Getting back to running a weather station

I’ve got a Netatmo too :wink: That’s more to link in with the thermostat. It does seem to give realistic readings compared to other local stations, but I have seen some ridiculous values coming out of some. I suspect some are badly positioned and others may have the external temperature sensor indoors! So possibly not so much a problem with the devices and more about the users?

I guess that’s a ‘normal’ sized PC? I’m hoping to find something smaller, low-ish power and therefore possibly no-fan and silent (so maybe SSD). Anyway you’ve provided one marker in the sand - dual-core 2.4GHz, 4GB RAM and 300GB HDD. How low can I go?!?!

I’ve got a low-end mini box from Asia (running Linux) but they’re really only intended to be used as TV media boxes. They’re pretty locked down in terms of making changes to the OS and not even really patchable for security updates unless the supplier released an updated image. I suspect the Windows versions are much the same.

Yeh it is, ido you not have a shed ya can set it up in then its out the way? just need a eco PSU and jobs a goodun :slight_smile:

I used to think the same but Devil demonstrated that it isn’t so in this thread.

I now run mine on a GigaByte Brix GB-BXBT-1900 currently using W7 but I am sure it runs W10 although from what I’ve read may need a BIOS update if not on the latest. It runs WD and WXSim and I do use it for the odd bit of net surfing. It also runs DSLStats to monitor my router. Sits silently in the corner not using a whole load of leccy! Not hugely expensive I think they are still about

WD does support bloom sky as a weather station now
and WD will run OK on a low spec net pc (that is what I use :wink: )

Thanks for that. I’d seen those but dismissed them as only having a Celeron. I’ve not really tracked Celeron (too low spec for anything we’d use at work) so I didn’t realise that the J1900 was 4 core.

I feel Intel has really confused us old folks with their current use of the Celeron name :lol:

Yes, but there’s no leccy in it, not even low power :frowning:

Not helped by the fact that this old’un is spending far more of my time at work doing cyber-security rather than enterprise architecture.
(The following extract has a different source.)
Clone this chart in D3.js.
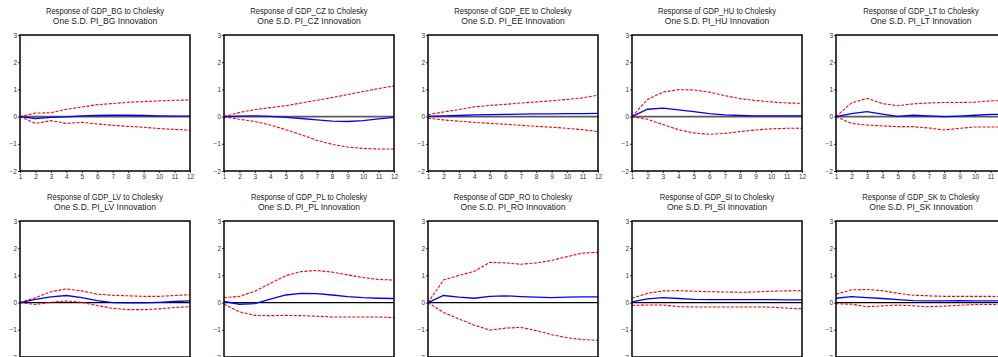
<!DOCTYPE html>
<html><head><meta charset="utf-8">
<script src="https://cdn.jsdelivr.net/npm/d3@7"></script>
<style>
body{margin:0;background:#fff;}
svg{display:block;}
text{font-family:"Liberation Sans",Arial,sans-serif;}
</style></head>
<body>
<svg id="chart" width="998" height="357"></svg>
<script>
const periods = [1,2,3,4,5,6,7,8,9,10,11,12];
const yTicks = [-2,-1,0,1,2,3];
const countries = ["BG","CZ","EE","HU","LT","LV","PL","RO","SI","SK"];

const respBG = [0,-0.07,-0.03,-0.01,0.03,0.04,0.05,0.05,0.04,0.03,0.02,0.02];
const upBG   = [0,0.13,0.14,0.27,0.35,0.44,0.48,0.53,0.55,0.58,0.60,0.61];
const loBG   = [0,-0.25,-0.15,-0.25,-0.21,-0.27,-0.32,-0.36,-0.39,-0.44,-0.47,-0.50];

const respCZ = [0,0.02,0.03,0.01,-0.03,-0.07,-0.12,-0.17,-0.18,-0.15,-0.08,-0.03];
const upCZ   = [0,0.15,0.26,0.33,0.40,0.50,0.60,0.70,0.81,0.92,1.03,1.13];
const loCZ   = [0,-0.10,-0.18,-0.31,-0.48,-0.67,-0.87,-1.02,-1.12,-1.17,-1.19,-1.19];

const respEE = [0.01,0.03,0.04,0.06,0.07,0.08,0.09,0.10,0.10,0.11,0.11,0.12];
const upEE   = [0.07,0.17,0.26,0.36,0.41,0.45,0.50,0.54,0.58,0.63,0.69,0.79];
const loEE   = [-0.06,-0.12,-0.17,-0.21,-0.25,-0.28,-0.32,-0.36,-0.39,-0.43,-0.48,-0.55];

const respHU = [0,0.27,0.31,0.25,0.18,0.11,0.06,0.04,0.03,0.03,0.03,0.03];
const upHU   = [0,0.63,0.90,0.99,0.98,0.90,0.77,0.66,0.59,0.54,0.50,0.49];
const loHU   = [0,-0.10,-0.29,-0.48,-0.60,-0.65,-0.62,-0.55,-0.49,-0.45,-0.43,-0.43];

const respLT = [0,0.11,0.18,0.09,0.01,0.05,0.03,0.00,0.02,0.05,0.08,0.09];
const upLT   = [0,0.50,0.67,0.48,0.40,0.47,0.50,0.52,0.52,0.53,0.58,0.58];
const loLT   = [0,-0.25,-0.31,-0.34,-0.37,-0.37,-0.42,-0.49,-0.43,-0.38,-0.38,-0.38];

const respLV = [0,0.12,0.21,0.26,0.18,0.07,0.00,-0.01,-0.01,0.01,0.04,0.06];
const upLV   = [0,0.18,0.40,0.50,0.43,0.31,0.27,0.25,0.23,0.23,0.26,0.29];
const loLV   = [0,-0.07,0.01,0.06,0.01,-0.11,-0.21,-0.26,-0.26,-0.23,-0.18,-0.15];

const respPL = [0.04,-0.06,-0.04,0.13,0.28,0.34,0.33,0.28,0.22,0.18,0.16,0.15];
const upPL   = [0.18,0.23,0.42,0.71,0.99,1.14,1.18,1.12,1.02,0.92,0.85,0.83];
const loPL   = [-0.06,-0.34,-0.47,-0.48,-0.47,-0.48,-0.50,-0.53,-0.53,-0.53,-0.53,-0.55];

const respRO = [0,0.26,0.20,0.16,0.23,0.25,0.22,0.20,0.18,0.20,0.21,0.21];
const upRO   = [0,0.83,1.00,1.15,1.48,1.46,1.41,1.46,1.55,1.69,1.82,1.85];
const loRO   = [0,-0.36,-0.60,-0.83,-1.01,-0.94,-0.91,-1.03,-1.18,-1.29,-1.36,-1.39];

const respSI = [0.03,0.14,0.18,0.15,0.12,0.11,0.11,0.11,0.11,0.11,0.10,0.10];
const upSI   = [0.16,0.34,0.43,0.44,0.42,0.40,0.39,0.38,0.39,0.42,0.43,0.44];
const loSI   = [-0.10,-0.09,-0.09,-0.15,-0.16,-0.16,-0.16,-0.16,-0.16,-0.17,-0.20,-0.23];

const respSK = [0.16,0.22,0.18,0.15,0.11,0.07,0.06,0.06,0.07,0.06,0.06,0.06];
const upSK   = [0.31,0.47,0.48,0.44,0.34,0.27,0.25,0.23,0.23,0.23,0.23,0.22];
const loSK   = [-0.04,-0.06,-0.15,-0.12,-0.09,-0.12,-0.15,-0.13,-0.10,-0.07,-0.07,-0.07];

const panels = [
  {c:"BG", r:respBG, u:upBG, l:loBG},
  {c:"CZ", r:respCZ, u:upCZ, l:loCZ},
  {c:"EE", r:respEE, u:upEE, l:loEE},
  {c:"HU", r:respHU, u:upHU, l:loHU},
  {c:"LT", r:respLT, u:upLT, l:loLT},
  {c:"LV", r:respLV, u:upLV, l:loLV},
  {c:"PL", r:respPL, u:upPL, l:loPL},
  {c:"RO", r:respRO, u:upRO, l:loRO},
  {c:"SI", r:respSI, u:upSI, l:loSI},
  {c:"SK", r:respSK, u:upSK, l:loSK}
];

const svg = d3.select("#chart");
const pw = 170, ph = 136;
const colX = [20,224,428,632,836];
const rowY = [35,221];

const x = d3.scaleLinear().domain([1,12]).range([0,pw]);
const y = d3.scaleLinear().domain([-2,3]).range([ph,0]);

panels.forEach((p,i)=>{
  const row = Math.floor(i/5), col = i%5;
  const g = svg.append("g").attr("transform",`translate(${colX[col]},${rowY[row]})`);

  // titles
  const t1 = g.append("text").attr("text-anchor","middle")
    .attr("transform",`translate(${pw/2},${-21.5}) scale(0.8,1)`)
    .attr("font-size","9.5px").attr("fill","#222")
    .text(`Response of GDP_${p.c} to Cholesky`);
  const t2 = g.append("text").attr("text-anchor","middle")
    .attr("transform",`translate(${pw/2},${-11}) scale(0.9,1)`)
    .attr("font-size","9.5px").attr("fill","#222")
    .text(`One S.D. PI_${p.c} Innovation`);

  // axes
  const ya = d3.axisLeft(y).tickValues(yTicks).tickSize(2).tickPadding(1).tickFormat(d3.format("d"));
  const yg = g.append("g").call(ya);
  yg.select(".domain").remove();
  yg.selectAll("text").attr("font-size","6.5px").attr("fill","#333").style("font-family","Liberation Sans, Arial, sans-serif");
  yg.selectAll("line").attr("stroke","#333");

  const xa = d3.axisBottom(x).tickValues(periods).tickSize(2).tickPadding(1).tickFormat(d3.format("d"));
  const xg = g.append("g").attr("transform",`translate(0,${ph})`).call(xa);
  xg.select(".domain").remove();
  xg.selectAll("text").attr("font-size","6.5px").attr("fill","#333").style("font-family","Liberation Sans, Arial, sans-serif");
  xg.selectAll("line").attr("stroke","#333");

  // zero line
  g.append("line").attr("x1",0).attr("x2",pw).attr("y1",y(0)).attr("y2",y(0))
    .attr("stroke", row===0 ? "#5a5a5a" : "#000").attr("stroke-width", row===0 ? 1.6 : 1.2);

  const line = d3.line().x((d,j)=>x(periods[j])).y(d=>y(d));
  g.append("path").attr("d",line(p.u)).attr("fill","none").attr("stroke","#ff0000")
    .attr("stroke-width",1.1).attr("stroke-dasharray","3,1.5");
  g.append("path").attr("d",line(p.l)).attr("fill","none").attr("stroke","#ff0000")
    .attr("stroke-width",1.1).attr("stroke-dasharray","3,1.5");
  g.append("path").attr("d",line(p.r)).attr("fill","none").attr("stroke","#0000ff")
    .attr("stroke-width",1.3);

  // frame
  g.append("rect").attr("x",0).attr("y",0).attr("width",pw).attr("height",ph)
    .attr("fill","none").attr("stroke","#000").attr("stroke-width",1.5);
});
</script>
</body></html>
Take a look at the Intel NUC.
They are small, low power and can run most anything.
I’ve got two; one running Win10 and the other Win7.

Thanks for that. I’ve seen some of these and had wondered if they’d do the job.

May not all be fanless.

It#s not blisteringly fast but perfectly adequate for what I need. A run of WXSim autolearn doing quite a lot of comparisons takes about 10-15 minutes elapsed but does not stop me from doing other stuff. I have been pleasantly surprised.

I now have my old i5 laptop back now fixed with new cpu fan, minus the piece of brass which was floating about inside and causing all sorts of crashes, running other stuff :wink:

Stuart

OK…exploring further…how big a HDD is really needed for WD and WxSIM these days? I’d like to use an SSD (less power and noise). W10 needs about 32GB. I’m guessing a 128GB SSD would probably give enough space to install/use for data?

I’m not overly worried about speed. It’s going to sit in a corner processing weather data and I won’t be using it as an end-user device. As long as it can update my web site and run WxSIM in a reasonable timescale then that’s fine.

Remember, the OS uses free space as memory too, the less free space you have will slow down the machine

Yeah, I would go for 256 at least.

Here are Celeron J1800 running W7 + WD + WXSIM just fine. WXSIM runs in ca 2 minutes for 5 days. Powerusage ca 9 watt with 4G RAM and 64 GB SSD. :smiley:

I have a 320GB HDD in mine (which was what I was using in the laptop). It currently uses about 40GB for the C drive which has the WD program directory on it, and about 110GB on the D drive which houses maily several years worth of WD log files and all my WXSim stuff again for quite a few years.